Task requirements: Copy exactly the lines from the line containing "What Altair code" to the line containing "0.1167, 0.1186, 0.1209]", both lines included, and omit any pictures.

Material to process:
- - -
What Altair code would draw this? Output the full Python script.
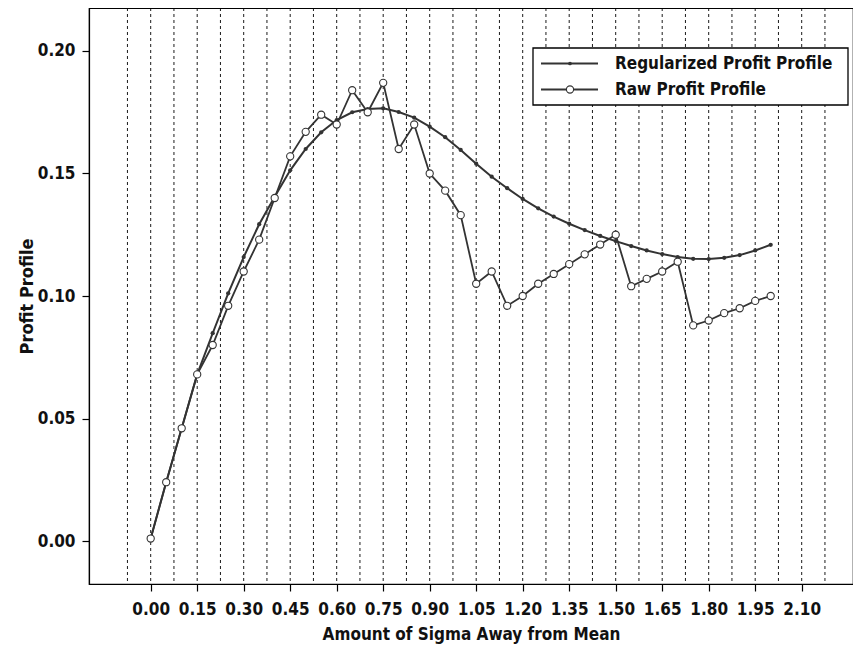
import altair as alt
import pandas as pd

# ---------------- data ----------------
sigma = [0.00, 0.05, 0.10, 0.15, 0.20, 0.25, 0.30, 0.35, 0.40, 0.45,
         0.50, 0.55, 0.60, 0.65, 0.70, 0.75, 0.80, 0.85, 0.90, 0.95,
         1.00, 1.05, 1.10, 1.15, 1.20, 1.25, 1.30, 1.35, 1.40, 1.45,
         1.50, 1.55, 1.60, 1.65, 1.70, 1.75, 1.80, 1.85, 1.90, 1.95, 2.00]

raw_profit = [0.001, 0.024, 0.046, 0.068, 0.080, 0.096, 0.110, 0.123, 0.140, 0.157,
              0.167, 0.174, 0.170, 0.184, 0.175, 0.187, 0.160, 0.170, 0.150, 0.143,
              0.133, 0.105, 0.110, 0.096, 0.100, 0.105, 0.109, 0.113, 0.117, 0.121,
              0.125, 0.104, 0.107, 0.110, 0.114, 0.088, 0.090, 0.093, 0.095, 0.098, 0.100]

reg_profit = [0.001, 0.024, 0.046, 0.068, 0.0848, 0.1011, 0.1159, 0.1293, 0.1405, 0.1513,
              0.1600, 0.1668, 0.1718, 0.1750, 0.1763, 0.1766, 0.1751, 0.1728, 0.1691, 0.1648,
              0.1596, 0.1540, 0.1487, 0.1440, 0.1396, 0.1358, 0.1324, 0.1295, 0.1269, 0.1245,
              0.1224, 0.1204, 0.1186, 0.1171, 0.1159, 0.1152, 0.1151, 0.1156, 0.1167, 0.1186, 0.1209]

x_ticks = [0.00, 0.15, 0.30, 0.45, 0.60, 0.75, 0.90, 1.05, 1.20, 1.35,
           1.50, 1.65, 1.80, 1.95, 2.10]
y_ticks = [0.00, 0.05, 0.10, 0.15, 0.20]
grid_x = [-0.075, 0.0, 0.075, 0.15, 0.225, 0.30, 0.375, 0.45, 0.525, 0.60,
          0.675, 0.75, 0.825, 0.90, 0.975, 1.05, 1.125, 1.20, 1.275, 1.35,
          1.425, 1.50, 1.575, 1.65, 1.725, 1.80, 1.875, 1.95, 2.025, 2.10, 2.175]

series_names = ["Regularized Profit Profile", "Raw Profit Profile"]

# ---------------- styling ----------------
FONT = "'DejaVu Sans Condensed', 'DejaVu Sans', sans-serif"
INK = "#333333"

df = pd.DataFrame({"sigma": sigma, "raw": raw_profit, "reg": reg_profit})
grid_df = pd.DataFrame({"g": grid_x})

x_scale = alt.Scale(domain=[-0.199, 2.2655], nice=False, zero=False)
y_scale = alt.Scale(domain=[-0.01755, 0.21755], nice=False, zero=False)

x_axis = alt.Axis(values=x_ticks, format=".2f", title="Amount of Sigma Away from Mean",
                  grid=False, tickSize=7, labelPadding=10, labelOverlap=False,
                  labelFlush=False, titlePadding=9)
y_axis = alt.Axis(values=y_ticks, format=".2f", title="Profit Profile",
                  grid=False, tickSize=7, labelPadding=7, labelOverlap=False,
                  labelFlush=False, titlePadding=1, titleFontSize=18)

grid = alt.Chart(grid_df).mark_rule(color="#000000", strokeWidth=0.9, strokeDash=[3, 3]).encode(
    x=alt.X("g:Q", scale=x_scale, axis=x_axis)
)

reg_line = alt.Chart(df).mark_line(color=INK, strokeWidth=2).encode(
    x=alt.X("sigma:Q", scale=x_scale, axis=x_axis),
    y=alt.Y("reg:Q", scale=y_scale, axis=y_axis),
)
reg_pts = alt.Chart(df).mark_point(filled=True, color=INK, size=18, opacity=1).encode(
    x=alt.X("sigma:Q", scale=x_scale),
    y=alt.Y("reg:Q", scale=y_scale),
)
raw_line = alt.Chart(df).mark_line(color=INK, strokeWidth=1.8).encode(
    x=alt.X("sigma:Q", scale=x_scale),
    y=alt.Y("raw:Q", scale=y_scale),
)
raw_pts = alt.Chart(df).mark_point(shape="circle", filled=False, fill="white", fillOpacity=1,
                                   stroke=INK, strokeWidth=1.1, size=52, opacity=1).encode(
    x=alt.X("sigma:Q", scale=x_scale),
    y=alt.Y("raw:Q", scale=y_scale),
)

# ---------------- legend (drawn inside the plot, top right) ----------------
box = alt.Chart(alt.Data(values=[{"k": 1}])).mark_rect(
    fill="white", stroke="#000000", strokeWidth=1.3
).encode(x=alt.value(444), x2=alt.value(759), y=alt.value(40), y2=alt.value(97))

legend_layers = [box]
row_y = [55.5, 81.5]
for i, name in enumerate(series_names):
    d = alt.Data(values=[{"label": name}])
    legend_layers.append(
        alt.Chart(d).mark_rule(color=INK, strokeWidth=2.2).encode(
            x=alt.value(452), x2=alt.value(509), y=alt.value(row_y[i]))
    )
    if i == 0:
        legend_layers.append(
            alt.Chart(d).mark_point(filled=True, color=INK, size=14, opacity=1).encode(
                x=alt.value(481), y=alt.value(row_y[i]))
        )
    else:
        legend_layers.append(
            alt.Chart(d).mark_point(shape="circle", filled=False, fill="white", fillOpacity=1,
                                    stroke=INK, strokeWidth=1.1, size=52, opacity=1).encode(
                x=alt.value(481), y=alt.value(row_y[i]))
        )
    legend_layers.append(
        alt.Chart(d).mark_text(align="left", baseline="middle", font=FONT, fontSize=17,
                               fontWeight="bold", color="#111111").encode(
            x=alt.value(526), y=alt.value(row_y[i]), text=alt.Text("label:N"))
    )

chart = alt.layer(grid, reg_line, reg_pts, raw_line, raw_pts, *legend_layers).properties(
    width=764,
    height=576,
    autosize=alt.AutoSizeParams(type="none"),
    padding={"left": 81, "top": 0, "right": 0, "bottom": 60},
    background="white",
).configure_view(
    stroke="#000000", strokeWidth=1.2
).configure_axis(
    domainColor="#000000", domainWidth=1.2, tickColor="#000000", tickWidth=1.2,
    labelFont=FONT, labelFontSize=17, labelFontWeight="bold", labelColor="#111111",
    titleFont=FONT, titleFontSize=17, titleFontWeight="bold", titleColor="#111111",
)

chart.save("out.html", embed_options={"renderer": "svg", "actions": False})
- - -
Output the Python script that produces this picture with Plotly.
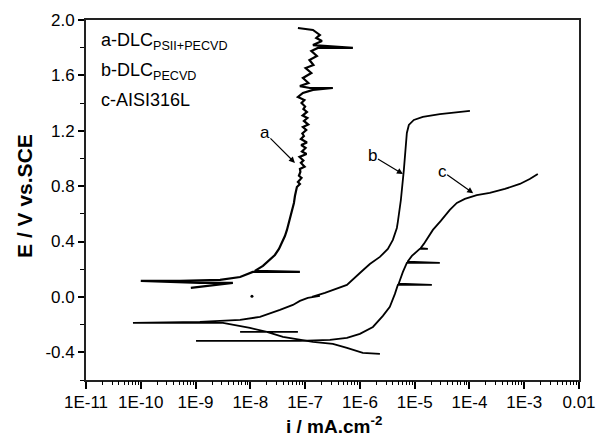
- - -
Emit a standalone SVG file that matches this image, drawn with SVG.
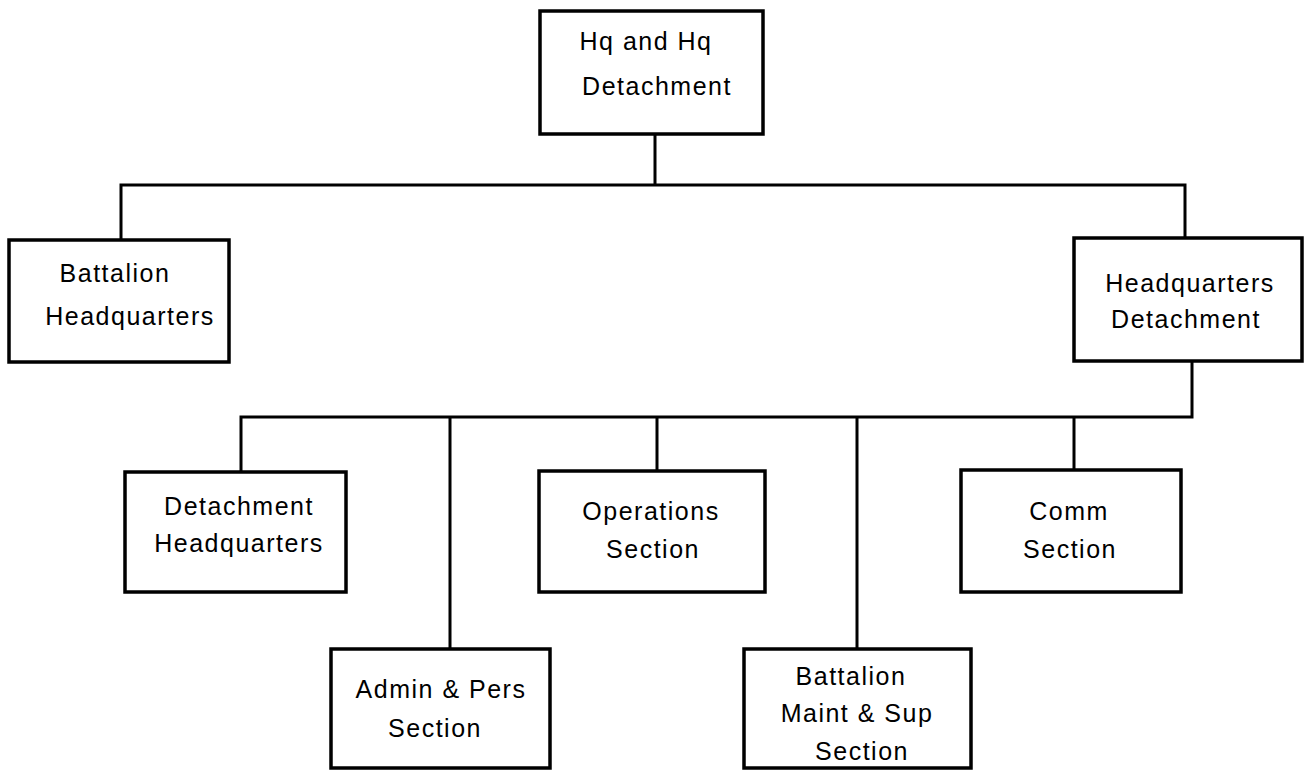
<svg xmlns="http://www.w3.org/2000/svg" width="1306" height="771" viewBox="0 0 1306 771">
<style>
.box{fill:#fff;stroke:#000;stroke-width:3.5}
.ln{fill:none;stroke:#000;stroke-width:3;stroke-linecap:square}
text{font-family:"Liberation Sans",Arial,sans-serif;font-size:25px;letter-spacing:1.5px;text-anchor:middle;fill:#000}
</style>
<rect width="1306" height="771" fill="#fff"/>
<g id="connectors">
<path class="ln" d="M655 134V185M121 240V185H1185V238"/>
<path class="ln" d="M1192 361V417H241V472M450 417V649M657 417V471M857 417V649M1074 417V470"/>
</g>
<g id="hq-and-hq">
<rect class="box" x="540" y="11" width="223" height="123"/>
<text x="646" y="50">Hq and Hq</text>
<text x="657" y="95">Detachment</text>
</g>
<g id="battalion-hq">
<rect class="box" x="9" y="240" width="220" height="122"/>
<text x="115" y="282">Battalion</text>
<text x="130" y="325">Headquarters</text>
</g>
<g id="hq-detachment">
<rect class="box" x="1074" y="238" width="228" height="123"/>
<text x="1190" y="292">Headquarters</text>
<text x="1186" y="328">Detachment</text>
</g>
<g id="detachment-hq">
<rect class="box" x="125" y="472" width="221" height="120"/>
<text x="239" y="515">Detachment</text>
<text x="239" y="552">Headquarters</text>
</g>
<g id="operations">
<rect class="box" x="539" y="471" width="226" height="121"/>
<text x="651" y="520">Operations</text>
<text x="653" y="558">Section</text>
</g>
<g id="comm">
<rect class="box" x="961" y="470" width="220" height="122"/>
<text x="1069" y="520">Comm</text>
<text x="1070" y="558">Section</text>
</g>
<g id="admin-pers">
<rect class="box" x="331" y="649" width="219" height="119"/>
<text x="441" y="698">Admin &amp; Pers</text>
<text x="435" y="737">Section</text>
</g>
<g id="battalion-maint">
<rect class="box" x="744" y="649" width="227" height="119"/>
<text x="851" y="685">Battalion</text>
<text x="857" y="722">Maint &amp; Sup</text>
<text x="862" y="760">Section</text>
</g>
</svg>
- - -
Expected answer:
What Altair code would draw this? Output the full Python script.
import altair as alt
import pandas as pd

# ---------------- data ----------------
sigma = [0.00, 0.05, 0.10, 0.15, 0.20, 0.25, 0.30, 0.35, 0.40, 0.45,
         0.50, 0.55, 0.60, 0.65, 0.70, 0.75, 0.80, 0.85, 0.90, 0.95,
         1.00, 1.05, 1.10, 1.15, 1.20, 1.25, 1.30, 1.35, 1.40, 1.45,
         1.50, 1.55, 1.60, 1.65, 1.70, 1.75, 1.80, 1.85, 1.90, 1.95, 2.00]

raw_profit = [0.001, 0.024, 0.046, 0.068, 0.080, 0.096, 0.110, 0.123, 0.140, 0.157,
              0.167, 0.174, 0.170, 0.184, 0.175, 0.187, 0.160, 0.170, 0.150, 0.143,
              0.133, 0.105, 0.110, 0.096, 0.100, 0.105, 0.109, 0.113, 0.117, 0.121,
              0.125, 0.104, 0.107, 0.110, 0.114, 0.088, 0.090, 0.093, 0.095, 0.098, 0.100]

reg_profit = [0.001, 0.024, 0.046, 0.068, 0.0848, 0.1011, 0.1159, 0.1293, 0.1405, 0.1513,
              0.1600, 0.1668, 0.1718, 0.1750, 0.1763, 0.1766, 0.1751, 0.1728, 0.1691, 0.1648,
              0.1596, 0.1540, 0.1487, 0.1440, 0.1396, 0.1358, 0.1324, 0.1295, 0.1269, 0.1245,
              0.1224, 0.1204, 0.1186, 0.1171, 0.1159, 0.1152, 0.1151, 0.1156, 0.1167, 0.1186, 0.1209]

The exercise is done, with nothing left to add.